For a band from Taiwan, Scattered Purgatory owe an awful huge debt to Germany. Their latest, Sua-Hiam-Zun, is forged from the same clouded waters that sprang Popul Vuh, Ash Ra Temple and Cluster. The album works with atmosphere as its medium, building tension through a massive cavern of sound that feels as if its sprung up slowly on all sides. The listener is trapped in glacial ice and moved with an inching dread towards fates unknown. The duo seems to merely take the German Progressives as a jump off, however, working their systems into festering, humming dystopian dreamscapes that remain anxious despite limited moving parts.

Synths growl like the bellows of huge furnaces, hot and dry with the arid stink of smelted metal. Those remain the bedrock of Sua-Hiam-Zun, but are often shrouded in a layer of fog that seems unbreakable, as if it stretches clear to the highest reaches of the album’s choked atmosphere. The real movement is contained to clattering and clanging percussive notes that seem to act as the inhabitants of Scattered Purgatory’s universe. Needless to say, that universe has no apparent love for itself – a negative space that’s full of life trapped under glass.

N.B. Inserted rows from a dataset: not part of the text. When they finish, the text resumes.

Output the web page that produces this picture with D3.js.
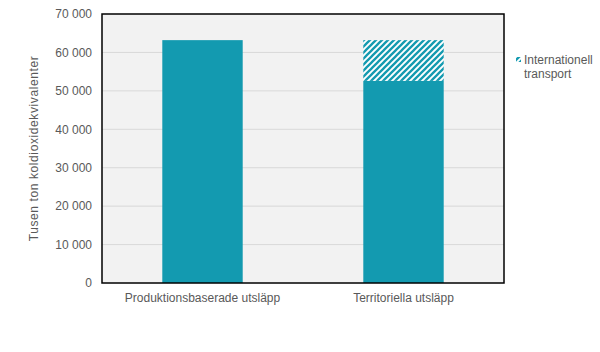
<!DOCTYPE html>
<html>
<head>
<meta charset="utf-8">
<script src="https://cdn.jsdelivr.net/npm/d3@7"></script>
<style>
  body { margin: 0; background: #fff; }
  text { font-family: "Liberation Sans", Arial, sans-serif; }
</style>
</head>
<body>
<div id="canvas"></div>
<script>
const categories = ["Produktionsbaserade utsläpp", "Territoriella utsläpp"];
const baseValues = [63200, 52600];
const transportValues = [0, 10600];
const yTicks = [0, 10000, 20000, 30000, 40000, 50000, 60000, 70000];
const yTitle = "Tusen ton koldioxidekvivalenter";
const legendLines = ["Internationell", "transport"];

const color = "#139ab0";
const textColor = "#595959";

const margin = { top: 14, right: 96, bottom: 69, left: 102 },
    width = 600 - margin.left - margin.right,
    height = 352 - margin.top - margin.bottom;

const root = d3.select("#canvas")
    .append("svg")
    .attr("width", 600)
    .attr("height", 352);

// hatch pattern
const defs = root.append("defs");
defs.append("pattern")
    .attr("id", "hatch")
    .attr("patternUnits", "userSpaceOnUse")
    .attr("width", 6)
    .attr("height", 6)
    .call(p => {
        p.append("rect").attr("width", 6).attr("height", 6).attr("fill", "#fff");
        p.append("path")
            .attr("d", "M0,6 L6,0 M-1.5,1.5 L1.5,-1.5 M4.5,7.5 L7.5,4.5")
            .attr("stroke", color)
            .attr("stroke-width", 2.3);
    });

const svg = root.append("g")
    .attr("transform", `translate(${margin.left},${margin.top})`);

const x = d3.scaleBand()
    .domain(categories)
    .range([0, width])
    .paddingInner(0.6)
    .paddingOuter(0.3);

const y = d3.scaleLinear()
    .domain([0, 70000])
    .range([height, 0]);

// plot background
svg.append("rect")
    .attr("width", width)
    .attr("height", height)
    .attr("fill", "#f2f2f2");

// grid
svg.append("g")
    .selectAll("line")
    .data(yTicks.slice(1, -1))
    .join("line")
    .attr("x1", 0)
    .attr("x2", width)
    .attr("y1", d => y(d))
    .attr("y2", d => y(d))
    .attr("stroke", "#d9d9d9")
    .attr("stroke-width", 1);

// bars
svg.append("g")
    .selectAll("rect")
    .data(categories)
    .join("rect")
    .attr("x", d => x(d))
    .attr("width", x.bandwidth())
    .attr("y", (d, i) => y(baseValues[i]))
    .attr("height", (d, i) => y(0) - y(baseValues[i]))
    .attr("fill", color);

svg.append("g")
    .selectAll("rect")
    .data(categories)
    .join("rect")
    .attr("x", d => x(d))
    .attr("width", x.bandwidth())
    .attr("y", (d, i) => y(baseValues[i] + transportValues[i]))
    .attr("height", (d, i) => y(baseValues[i]) - y(baseValues[i] + transportValues[i]))
    .attr("fill", "url(#hatch)");

// frame
svg.append("rect")
    .attr("width", width)
    .attr("height", height)
    .attr("fill", "none")
    .attr("stroke", "#000")
    .attr("stroke-width", 1.5);

// y axis
const fmt = d => d3.format(",")(d).replace(/,/g, " ");
const yAxis = svg.append("g")
    .call(d3.axisLeft(y).tickValues(yTicks).tickFormat(fmt).tickSize(0).tickPadding(10));
yAxis.select(".domain").remove();
yAxis.selectAll("text")
    .attr("fill", textColor)
    .style("font-size", "12px");

// x axis
const xAxis = svg.append("g")
    .attr("transform", `translate(0,${height})`)
    .call(d3.axisBottom(x).tickSize(0).tickPadding(10));
xAxis.select(".domain").remove();
xAxis.selectAll("text")
    .attr("fill", textColor)
    .style("font-size", "12px");

// y title
root.append("text")
    .attr("transform", `translate(38,${margin.top + height / 2}) rotate(-90)`)
    .attr("text-anchor", "middle")
    .attr("fill", textColor)
    .style("font-size", "12px")
    .style("letter-spacing", "0.6px")
    .text(yTitle);

// legend
const legend = root.append("g")
    .attr("transform", `translate(${margin.left + width + 12},60)`);
legend.append("rect")
    .attr("x", 0)
    .attr("y", -3)
    .attr("width", 5)
    .attr("height", 5)
    .attr("fill", "url(#hatch)");
legend.append("text")
    .attr("x", 8)
    .attr("y", 4)
    .attr("fill", textColor)
    .style("font-size", "12px")
    .selectAll("tspan")
    .data(legendLines)
    .join("tspan")
    .attr("x", 8)
    .attr("dy", (d, i) => i === 0 ? 0 : 14)
    .text(d => d);
</script>
</body>
</html>
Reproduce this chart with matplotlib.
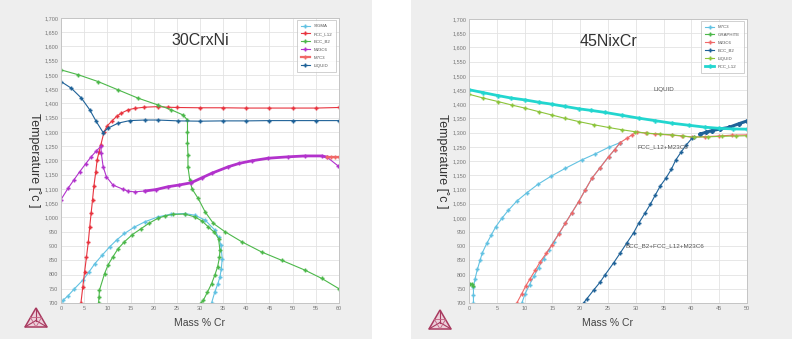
import matplotlib.pyplot as plt
from matplotlib.patches import Rectangle, Polygon
from matplotlib.lines import Line2D

plt.rcParams['font.family'] = ['Liberation Sans', 'DejaVu Sans']

# ---------------- 30CrxNi section (Mass % Cr vs temperature) ----------------
cr_sigma_x = [0, 0.4, 1.5, 2.9, 4.7, 6.0, 7.3, 8.9, 10.5, 12.0, 13.7, 15.8, 18.1, 20.9, 23.8,
              26.7, 28.9, 31.1, 33.2, 34.0, 34.5, 34.8, 34.6, 34.3, 33.8, 33.2, 32.5]
cr_sigma_t = [700, 709, 725, 750, 780, 808, 838, 868, 897, 921, 944, 966, 985, 1002, 1012,
              1014, 1008, 991, 956, 930, 903, 856, 820, 791, 765, 739, 700]

cr_fcc_x = [4.3, 4.7, 5.1, 5.5, 5.9, 6.2, 6.5, 6.8, 7.1, 7.5, 7.8, 8.2, 8.6, 9.3, 10.0, 10.9,
            12.0, 13.0, 14.5, 15.9, 18.0, 20.9, 23.0, 25.0, 30.0, 35.0, 40.0, 45.0, 50.0, 55.0, 60.0]
cr_fcc_t = [700, 756, 810, 862, 915, 967, 1015, 1061, 1110, 1160, 1202, 1230, 1255, 1301, 1322, 1337,
            1355, 1366, 1378, 1383, 1387, 1389, 1387, 1386, 1385, 1385, 1384, 1384, 1384, 1384, 1386]

cr_bcc_hi_x = [0, 3.7, 8.0, 12.3, 16.6, 20.9, 23.8, 26.3, 27.3, 27.3, 27.3, 27.4, 27.4, 27.8, 28.3,
               29.6, 31.1, 32.9, 35.4, 39.0, 43.3, 47.6, 52.7, 56.3, 60.0]
cr_bcc_hi_t = [1518, 1501, 1477, 1448, 1419, 1395, 1378, 1360, 1342, 1300, 1260, 1220, 1178, 1131, 1100,
               1067, 1020, 979, 950, 915, 879, 850, 815, 786, 750]

cr_bcc_lo_x = [8.1, 8.2, 8.3, 9.4, 10.2, 11.2, 12.3, 13.7, 15.4, 17.3, 19.0, 20.9, 22.5, 24.2, 26.7,
               28.9, 30.5, 31.8, 33.1, 34.0, 34.3, 34.2, 33.8, 33.2, 32.5, 31.6, 30.7, 30.2]
cr_bcc_lo_t = [700, 720, 745, 803, 835, 862, 890, 915, 940, 961, 980, 997, 1006, 1011, 1012,
               1002, 987, 967, 948, 926, 885, 860, 827, 798, 768, 738, 709, 700]

cr_m23_x = [0, 1.5, 2.7, 4.0, 5.3, 6.5, 7.6, 8.6, 8.7, 9.1, 9.8, 11.2, 13.4, 14.5, 16.0, 18.1, 20.5,
            23.1, 25.5, 28.1, 30.5, 32.5, 36.1, 38.5, 41.2, 44.7, 49.1, 52.7, 56.3, 57.4, 59.8]
cr_m23_t = [1063, 1102, 1130, 1160, 1188, 1213, 1233, 1250, 1225, 1178, 1143, 1114, 1099, 1092, 1090, 1093, 1098,
            1108, 1114, 1122, 1140, 1155, 1178, 1190, 1199, 1208, 1213, 1216, 1216, 1212, 1181]

cr_m7_x = [57.4, 58.2, 59.1, 60.0]
cr_m7_t = [1213, 1213, 1213, 1213]

cr_liq_x = [0, 2.2, 4.4, 6.2, 7.6, 9.1, 10.1, 12.3, 14.8, 18.1, 20.9, 25.3, 30.0, 35.0, 40.0,
            45.0, 50.0, 55.0, 60.0]
cr_liq_t = [1477, 1454, 1419, 1378, 1337, 1298, 1313, 1331, 1340, 1342, 1342, 1339, 1338, 1339, 1339,
            1340, 1340, 1340, 1340]

# ---------------- 45NixCr section ----------------
ni_m7_lo_x = [0.8, 0.8, 0.8, 1.1, 1.5, 2.0, 2.4, 3.2, 4.0, 4.8, 5.9, 7.1, 8.6, 10.4, 12.4, 14.8,
              17.3, 20.3, 22.7, 25.1, 27.2]
ni_m7_lo_t = [700, 727, 757, 786, 818, 851, 877, 910, 939, 968, 998, 1027, 1059, 1088, 1118, 1147,
              1174, 1204, 1225, 1248, 1265]
ni_m7_hi_x = [9.5, 10.1, 10.9, 11.7, 12.5, 13.4, 14.3, 15.2, 16.2, 17.3, 18.5, 19.7, 20.9, 22.1,
              23.6, 25.1, 26.2, 27.2]
ni_m7_hi_t = [700, 733, 765, 795, 825, 855, 885, 915, 945, 980, 1018, 1056, 1098, 1139,
              1177, 1215, 1240, 1265]

ni_graphite_x = [0.2, 0.5, 0.8]
ni_graphite_t = [768, 766, 760]

ni_m23_x = [8.6, 9.5, 10.2, 11.0, 11.9, 12.8, 13.9, 14.9, 16.1, 17.3, 18.5, 19.7, 20.9, 22.1, 23.6,
            25.1, 26.2, 27.2, 28.4, 29.3, 30.2, 31.8, 33.5, 36.5, 38.3, 40.1, 42.5, 45.0, 47.3, 50.0]
ni_m23_t = [700, 733, 760, 786, 815, 845, 875, 904, 942, 980, 1018, 1056, 1098, 1139, 1177,
            1215, 1240, 1265, 1280, 1292, 1302, 1298, 1295, 1291, 1288, 1284, 1286, 1288, 1291, 1292]

ni_bcc_x = [20.6, 21.2, 22.4, 23.6, 24.5, 26.0, 27.2, 28.4, 29.6, 30.5, 31.7, 32.6, 33.5, 34.4,
            35.4, 36.4, 37.2, 38.2, 39.1, 40.1, 40.4]
ni_bcc_t = [700, 715, 745, 774, 800, 841, 876, 912, 947, 980, 1018, 1047, 1080, 1112,
            1139, 1171, 1204, 1233, 1257, 1280, 1284]
ni_bcc_top_x = [41.6, 42.6, 43.7, 45.2, 46.7, 48.5, 50.0]
ni_bcc_top_t = [1295, 1301, 1307, 1313, 1318, 1331, 1341]

ni_liq_x = [0, 2.5, 5.3, 7.7, 10.1, 12.5, 14.9, 17.3, 19.7, 22.4, 25.1, 27.5, 29.9, 32.0, 34.3,
            36.5, 38.5, 40.4, 43.0, 45.5, 48.0, 50.0]
ni_liq_t = [1435, 1422, 1409, 1397, 1386, 1374, 1362, 1350, 1339, 1328, 1318, 1310, 1303, 1298, 1295,
            1292, 1288, 1284, 1285, 1287, 1288, 1289]

ni_fcc_x = [0, 2.5, 5.3, 7.5, 10.1, 12.5, 14.9, 17.3, 19.7, 22.0, 24.5, 27.5, 30.5, 33.5, 36.5,
            39.5, 42.5, 45.0, 47.5, 50.0]
ni_fcc_t = [1451, 1441, 1430, 1422, 1415, 1407, 1400, 1392, 1384, 1378, 1371, 1361, 1351, 1342, 1333,
            1326, 1319, 1315, 1313, 1312]

# region labels for the 45NixCr section
ni_regions = ['LIQUID', 'FCC_L12+M23C6', 'BCC_B2+FCC_L12+M23C6']
ni_region_x = [35.0, 34.8, 35.2]
ni_region_t = [1453, 1250, 900]

temp_ticks = list(range(700, 1701, 50))

# colours
LIGHTBLUE = '#62c2e2'
RED = '#e8343f'
GREEN = '#4cb84a'
PURPLE = '#b232cc'
SALMON = '#f06868'
DARKBLUE = '#1f6298'
YGREEN = '#8cc43a'
TURQ = '#22d6cf'

W, H = 792, 339
fig = plt.figure(figsize=(W / 100, H / 100), dpi=100)
fig.patch.set_facecolor('white')

# grey panels behind each chart
for x0, x1 in [(0, 372), (411, 792)]:
    fig.add_artist(Rectangle((x0 / W, 0), (x1 - x0) / W, 1, transform=fig.transFigure,
                             facecolor='#eeeeee', edgecolor='none', zorder=-10))


def draw_logo(cx, cy):
    # small Thermo-Calc style triangle in pixel coordinates
    top, bl, br = (cx, cy - 10), (cx - 11, cy + 9), (cx + 11, cy + 9)
    mid = (cx, cy + 2.5)
    f = lambda p: (p[0] / W, 1 - p[1] / H)
    fig.add_artist(Polygon([f(top), f(bl), f(br)], closed=True, transform=fig.transFigure,
                           facecolor='#ecd0da', edgecolor='#a8395f', lw=1.1))
    for p in (top, bl, br):
        q = [f(p), f(mid)]
        fig.add_artist(Line2D([q[0][0], q[1][0]], [q[0][1], q[1][1]], transform=fig.transFigure,
                              color='#a8395f', lw=0.8))
    m1 = ((top[0] + bl[0]) / 2, (top[1] + bl[1]) / 2)
    m2 = ((top[0] + br[0]) / 2, (top[1] + br[1]) / 2)
    m3 = ((bl[0] + br[0]) / 2, (bl[1] + br[1]) / 2)
    pts = [f(m1), f(m2), f(m3), f(m1)]
    fig.add_artist(Line2D([p[0] for p in pts], [p[1] for p in pts], transform=fig.transFigure,
                          color='#c26080', lw=0.6))


def style_axes(ax, xmax, title, title_x):
    ax.set_xlim(0, xmax)
    ax.set_ylim(700, 1700)
    ax.set_xticks(range(0, xmax + 1, 5))
    ax.set_yticks(temp_ticks)
    ax.set_yticklabels([f'{t:,}' for t in temp_ticks])
    ax.tick_params(length=0, labelsize=4, colors='#777777', pad=2)
    ax.grid(True, color='#e3e3e3', lw=0.6)
    ax.set_axisbelow(True)
    for s in ax.spines.values():
        s.set_color('#c4c4c4')
        s.set_linewidth(0.7)
    ax.set_xlabel('Mass % Cr', fontsize=7.5, color='#444444', labelpad=5)
    ax.set_ylabel('Temperature [˚c ]', fontsize=9, color='#333333', rotation=270,
                  va='center', ha='center')
    ax.yaxis.set_label_coords(-0.095, 0.5)
    ax.text(title_x, 1620, title, fontsize=11.5, color='#333333', ha='center', va='center')


def curve(ax, x, t, color, label=None, lw=0.8, ms=2.6):
    ax.plot(x, t, color=color, lw=lw, marker='P', ms=ms, mec=color, mew=0.2, label=label)


# ---------------- left chart ----------------
ax1 = fig.add_axes([61 / W, 1 - 303 / H, 278 / W, 285 / H])
curve(ax1, cr_sigma_x, cr_sigma_t, LIGHTBLUE, 'SIGMA')
curve(ax1, cr_fcc_x, cr_fcc_t, RED, 'FCC_L12')
curve(ax1, cr_bcc_hi_x, cr_bcc_hi_t, GREEN, 'BCC_B2')
curve(ax1, cr_bcc_lo_x, cr_bcc_lo_t, GREEN)
curve(ax1, cr_m23_x, cr_m23_t, PURPLE, 'M23C6')
ax1.plot(cr_m23_x[15:30], cr_m23_t[15:30], color=PURPLE, lw=2.0)
curve(ax1, cr_m7_x, cr_m7_t, SALMON, 'M7C3', lw=1.6)
curve(ax1, cr_liq_x, cr_liq_t, DARKBLUE, 'LIQUID')
style_axes(ax1, 60, '30CrxNi', 30)

# ---------------- right chart ----------------
ax2 = fig.add_axes([469 / W, 1 - 303 / H, 278 / W, 284 / H])
curve(ax2, ni_m7_lo_x, ni_m7_lo_t, LIGHTBLUE, 'M7C3')
curve(ax2, ni_m7_hi_x, ni_m7_hi_t, LIGHTBLUE)
curve(ax2, ni_graphite_x, ni_graphite_t, GREEN, 'GRAPHITE')
curve(ax2, ni_m23_x, ni_m23_t, SALMON, 'M23C6')
curve(ax2, ni_bcc_x, ni_bcc_t, DARKBLUE, 'BCC_B2')
ax2.plot(ni_bcc_top_x, ni_bcc_top_t, color=DARKBLUE, lw=2.2, marker='P', ms=2.6)
curve(ax2, ni_liq_x, ni_liq_t, YGREEN, 'LIQUID')
curve(ax2, ni_fcc_x, ni_fcc_t, TURQ, 'FCC_L12', lw=2.0, ms=3)
for name, x, t in zip(ni_regions, ni_region_x, ni_region_t):
    ax2.text(x, t, name, fontsize=4.5, color='#555555', ha='center', va='center')
style_axes(ax2, 50, '45NixCr', 25)

for ax in (ax1, ax2):
    leg = ax.legend(loc='upper right', bbox_to_anchor=(0.99, 0.993), borderaxespad=0,
                    fontsize=3.2, labelspacing=0.85, handlelength=2.0, handletextpad=0.9,
                    borderpad=0.9, fancybox=False, frameon=True)
    leg.get_frame().set_edgecolor('#bbbbbb')
    leg.get_frame().set_linewidth(0.6)
    for txt in leg.get_texts():
        txt.set_color('#555555')

draw_logo(36, 318)
draw_logo(440, 320)

fig.savefig('out.png', dpi=100)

Scattered Purgatory takes aim at both doom and drone on this album and wind up finding the best of both. The widescreen drones, of course, do nothing to relax the mind as the band continues to punch the anxiety centers of our brains at each leaden moment, but the cinematic grandeur also comes with a feeling of strange imprisonment that’s harder and harder to resist as the album progresses. We see the end coming and are almost powerless to stop it, dragged down by dread and fear and perhaps hopelessness, but in its absolute domination of the horizon, the end seems almost breathtaking to behold through Scattered Purgatory’s eyes.